Especially for the 9 years of birthdays that have involved this handsome man.
I woke up to a kiss from him and I look forward to falling asleep after a kiss tonight!
God gave me the most beautiful day today and after Bible study this morning, we got to enjoy a lunch date at the park, with two little cuties who were THRILLED with the sunshine and invitation to play!
I asked the Lord to help me see the many gifts He's given me today and gratefully, He has! This little guy woke up first today and after I got him out of his crib and took him into the living room, he laid his head on my shoulder and cuddled with me for 15 minutes!! So NOT like my Carter :) He's usually busy, busy, busy so I was loving every minute today and considered that his birthday gift to me.
The park is a brand new thing for Carter this year and it's so fun to watch him take it all in!
I recently told a friend, I never knew how much I loved little boys til I had one. He is just so cute and sweet and wild and tough. I cannot get enough of him!
God also gave me a gift this morning when this little girl woke up dry and happy! Those two things are not a given these days, so I'll take them when I can :) Today was my day to serve in childcare at Bible study and they graciously put me in Ava's room, which was so fun and hilarious. She wanted me to sit by her, hold her hand, play with her, color with her, sing with her...you know, all the things she typically doesn't want to do when we're at home! It was fun to get a glimpse into who she is apart from us. She made my heart swell when she answered some questions during their Bible story time. She knew who died on the cross and who was the leader of their "Super Bible Club" but she also tried to take the credit for creating the birds and the trees, so you know...we've still got some work to do :)

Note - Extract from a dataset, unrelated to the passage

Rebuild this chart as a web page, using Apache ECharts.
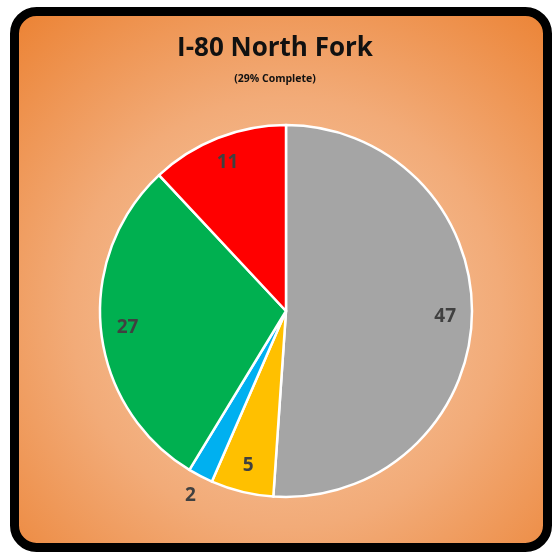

Oh, my little 3 year old has been a gift from the day we knew we were expecting her. She is growing up and keeping us busy as we try to keep up with her. This past week she has been sweet and spicy, heavy on the spicy! She may have struggled a little bit after getting all her birthday love. We've been dealing with lots of meltdowns and sharing issues but even after a long day with her, to hear her thank Jesus for "obeyin mama and daddy" and asking him to "help me be kind to Carter" she is the gift that keeps on giving!

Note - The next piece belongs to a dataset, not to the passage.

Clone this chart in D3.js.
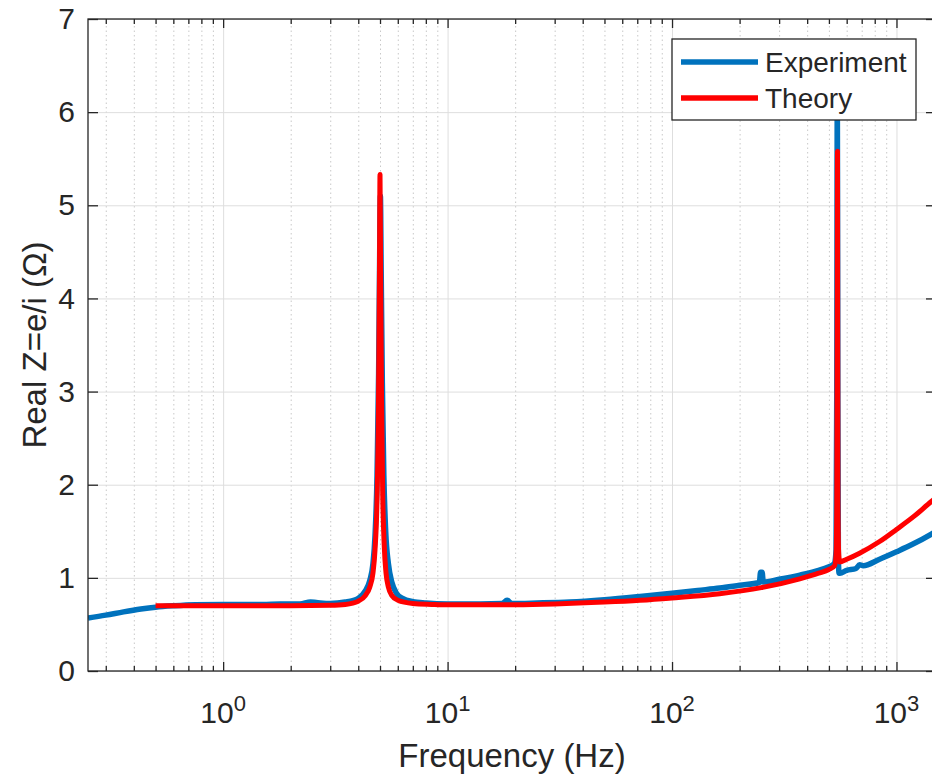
<!DOCTYPE html>
<html>
<head>
<meta charset="utf-8">
<script src="https://cdn.jsdelivr.net/npm/d3@7"></script>
<style>
	html, body { margin: 0; padding: 0; background: #fff; }
	svg { display: block; font-family: "Liberation Sans", Arial, sans-serif; }
</style>
</head>
<body>
<svg id="chart" width="932" height="778"></svg>
<script>
//===== DATA =====//

var expFreq = [0.25, 0.30, 0.36, 0.43, 0.50, 0.60, 0.75, 1.0, 1.5, 1.8, 2.2, 2.45, 2.6, 3.0, 3.5, 4.0, 4.3, 4.5,
	4.65, 4.75, 4.85, 4.93, 4.98, 5.02, 5.06, 5.12, 5.2, 5.3, 5.45, 5.65, 5.9, 6.3, 7.0, 8.0, 10, 14, 17.5, 18.4,
	19.3, 25, 35, 50, 72, 100, 130, 163, 200, 245, 248, 252, 255, 300, 371, 450, 500, 520, 530, 538, 542, 545,
	548, 551, 555, 560, 600, 660, 685, 710, 841, 1000, 1178, 1430, 1500];
var expReal = [0.57, 0.60, 0.635, 0.665, 0.685, 0.70, 0.712, 0.715, 0.715, 0.72, 0.72, 0.74, 0.735, 0.725, 0.74, 0.78, 0.86, 0.97,
	1.15, 1.45, 2.1, 3.2, 4.4, 5.1, 4.3, 3.1, 2.1, 1.5, 1.15, 0.95, 0.84, 0.78, 0.745, 0.73, 0.72, 0.72, 0.725, 0.76,
	0.725, 0.73, 0.74, 0.765, 0.80, 0.835, 0.865, 0.89, 0.92, 0.95, 1.06, 1.06, 0.955, 0.985, 1.03, 1.08, 1.12, 1.14, 1.16, 1.3, 3.0, 6.3,
	3.0, 1.2, 1.05, 1.05, 1.08, 1.10, 1.14, 1.13, 1.2, 1.28, 1.36, 1.47, 1.5];

var theoryFreq = [0.5, 1, 2, 3, 3.5, 4.0, 4.3, 4.5, 4.65, 4.75, 4.85, 4.92, 4.97, 5.0, 5.03, 5.08, 5.14, 5.22, 5.32,
	5.45, 5.65, 6.0, 7.0, 8.5, 10, 20, 30, 50, 72, 100, 163, 250, 371, 450, 500, 530, 538, 542, 545, 546, 547,
	549, 552, 558, 600, 685, 841, 1000, 1203, 1430, 1500];
var theoryReal = [0.70, 0.70, 0.70, 0.705, 0.715, 0.75, 0.81, 0.90, 1.05, 1.3, 1.85, 2.8, 4.2, 5.33, 4.3, 2.9, 1.9, 1.35, 1.05,
	0.9, 0.81, 0.76, 0.725, 0.715, 0.71, 0.712, 0.72, 0.74, 0.76, 0.785, 0.83, 0.895, 0.99, 1.05, 1.09, 1.13, 1.25, 1.8, 4.0, 5.58, 4.0,
	1.8, 1.3, 1.17, 1.20, 1.265, 1.39, 1.52, 1.665, 1.82, 1.86];

var xDomain = [0.25, 1500];
var yDomain = [0, 7];
var xMajorTicks = [1, 10, 100, 1000];
var xExponents = ['0', '1', '2', '3'];
var xMinorTicks = [0.3, 0.4, 0.5, 0.6, 0.7, 0.8, 0.9, 2, 3, 4, 5, 6, 7, 8, 9, 20, 30, 40, 50, 60, 70, 80, 90,
	200, 300, 400, 500, 600, 700, 800, 900];
var yTicks = [0, 1, 2, 3, 4, 5, 6, 7];

var seriesNames = ['Experiment', 'Theory'];
var seriesColors = ['#0072BD', '#FF0000'];

//===== LAYOUT =====//

var plotLeft = 88, plotTop = 19, plotWidth = 848, plotHeight = 652;
var plotBottom = plotTop + plotHeight;
var axisColor = '#262626';

var svg = d3.select('#chart');
var x = d3.scaleLog().domain(xDomain).range([plotLeft, plotLeft + plotWidth]);
var y = d3.scaleLinear().domain(yDomain).range([plotBottom, plotTop]);

svg.append('defs').append('clipPath').attr('id', 'plot-clip')
	.append('rect').attr('x', plotLeft).attr('y', plotTop).attr('width', plotWidth).attr('height', plotHeight);

//===== GRID =====//

var minorGrid = svg.append('g')
	.attr('transform', 'translate(0,' + plotBottom + ')')
	.call(d3.axisBottom(x).tickValues(xMinorTicks).tickSize(-plotHeight).tickFormat(''));
minorGrid.select('.domain').remove();
minorGrid.selectAll('line').attr('stroke', '#c8c8c8').attr('stroke-width', 1).attr('stroke-dasharray', '1.5,3');

var majorGridX = svg.append('g')
	.attr('transform', 'translate(0,' + plotBottom + ')')
	.call(d3.axisBottom(x).tickValues(xMajorTicks).tickSize(-plotHeight).tickFormat(''));
majorGridX.select('.domain').remove();
majorGridX.selectAll('line').attr('stroke', '#dedede').attr('stroke-width', 1);

var majorGridY = svg.append('g')
	.attr('transform', 'translate(' + plotLeft + ',0)')
	.call(d3.axisLeft(y).tickValues(yTicks).tickSize(-plotWidth).tickFormat(''));
majorGridY.select('.domain').remove();
majorGridY.selectAll('line').attr('stroke', '#dedede').attr('stroke-width', 1);

//===== LINES =====//

function series(freq, vals) {
	return freq.map(function (f, i) { return {f: f, v: vals[i]}; });
}

var line = d3.line()
	.x(function (d) { return x(d.f); })
	.y(function (d) { return y(d.v); })
	.curve(d3.curveMonotoneX);

var plot = svg.append('g').attr('clip-path', 'url(#plot-clip)');
plot.append('path')
	.datum(series(expFreq, expReal))
	.attr('d', line)
	.attr('fill', 'none')
	.attr('stroke', seriesColors[0])
	.attr('stroke-width', 5.5)
	.attr('stroke-linejoin', 'round');
plot.append('path')
	.datum(series(theoryFreq, theoryReal))
	.attr('d', line)
	.attr('fill', 'none')
	.attr('stroke', seriesColors[1])
	.attr('stroke-width', 5)
	.attr('stroke-linejoin', 'round');

//===== AXES =====//

function styleAxis(g) {
	g.select('.domain').remove();
	g.selectAll('line').attr('stroke', axisColor).attr('stroke-width', 1.3);
	g.selectAll('text').attr('fill', axisColor).attr('font-size', 30)
		.attr('font-family', '"Liberation Sans", Arial, sans-serif');
}

// bottom + top, major and minor, ticks pointing inward
svg.append('g')
	.attr('transform', 'translate(0,' + plotBottom + ')')
	.call(d3.axisBottom(x).tickValues(xMajorTicks).tickSize(-9).tickFormat(''))
	.call(styleAxis);
svg.append('g')
	.attr('transform', 'translate(0,' + plotBottom + ')')
	.call(d3.axisBottom(x).tickValues(xMinorTicks).tickSize(-5).tickFormat(''))
	.call(styleAxis);
svg.append('g')
	.attr('transform', 'translate(0,' + plotTop + ')')
	.call(d3.axisTop(x).tickValues(xMajorTicks).tickSize(-9).tickFormat(''))
	.call(styleAxis);
svg.append('g')
	.attr('transform', 'translate(0,' + plotTop + ')')
	.call(d3.axisTop(x).tickValues(xMinorTicks).tickSize(-5).tickFormat(''))
	.call(styleAxis);

// x tick labels as 10^n
var xLabels = svg.append('g').selectAll('text')
	.data(xMajorTicks)
	.enter().append('text')
	.attr('x', function (d) { return x(d); })
	.attr('y', plotBottom + 52)
	.attr('text-anchor', 'middle')
	.attr('fill', axisColor)
	.attr('font-size', 30)
	.text('10');
xLabels.append('tspan')
	.attr('dy', -12)
	.attr('font-size', 22)
	.text(function (d, i) { return xExponents[i]; });

svg.append('g')
	.attr('transform', 'translate(' + plotLeft + ',0)')
	.call(d3.axisLeft(y).tickValues(yTicks).tickSize(-10).tickPadding(13).tickFormat(d3.format('d')))
	.call(styleAxis);
svg.append('g')
	.attr('transform', 'translate(' + (plotLeft + plotWidth) + ',0)')
	.call(d3.axisRight(y).tickValues(yTicks).tickSize(-10).tickFormat(''))
	.call(styleAxis);

svg.append('rect')
	.attr('x', plotLeft).attr('y', plotTop).attr('width', plotWidth).attr('height', plotHeight)
	.attr('fill', 'none').attr('stroke', axisColor).attr('stroke-width', 1.3);

//===== LABELS =====//

svg.append('text')
	.attr('x', plotLeft + plotWidth / 2)
	.attr('y', 767)
	.attr('text-anchor', 'middle')
	.attr('fill', axisColor)
	.attr('font-size', 33)
	.text('Frequency (Hz)');

svg.append('text')
	.attr('transform', 'translate(46,' + (plotTop + plotHeight / 2) + ') rotate(-90)')
	.attr('text-anchor', 'middle')
	.attr('fill', axisColor)
	.attr('font-size', 33)
	.text('Real Z=e/i (\u03A9)');

//===== LEGEND =====//

var legend = svg.append('g');
legend.append('rect')
	.attr('x', 672).attr('y', 39).attr('width', 244).attr('height', 81)
	.attr('fill', '#fff').attr('stroke', axisColor).attr('stroke-width', 1.3);

var items = legend.selectAll('g.item')
	.data(seriesNames)
	.enter().append('g')
	.classed('item', true)
	.attr('transform', function (d, i) { return 'translate(0,' + (62 + i * 36) + ')'; });
items.append('line')
	.attr('x1', 681).attr('x2', 758).attr('y1', 0).attr('y2', 0)
	.attr('stroke', function (d, i) { return seriesColors[i]; })
	.attr('stroke-width', 5.5);
items.append('text')
	.attr('x', 765).attr('y', 0).attr('dy', '0.35em')
	.attr('fill', axisColor)
	.attr('font-size', 28)
	.text(function (d) { return d; });
</script>
</body>
</html>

These three are the loves of my life!
If I never recieved another present in my life...
...they would be all the present I need!
But today I got a gorgeous day...
...a sweet chunk of family time...
...the world's best husband and Daddy...
...this little muffin...
...a carbon copy of his Daddy...
...and my very own mini me. The cutest 3 year old I know!
I am a blessed woman indeed, complete with my very own birthday ribbon, compliments of my sweet friend Eleisia! I am having a great day and not because I've received diamonds or my husband whisked me off on an exotic vacation. It's great because of the three people God's given me to love and care for, because of all the precious friends and family members who are making my phone buzz and ring off the hook, and mostly because of my Savior who created me, died for me, redeemed me and has blessed me with another day and another year. His love for me has opened my eyes to the many gifts He's graciously poured out in my life. I'm grateful to be 32 today!!
Suddenly the 30's don't seem old at all, right???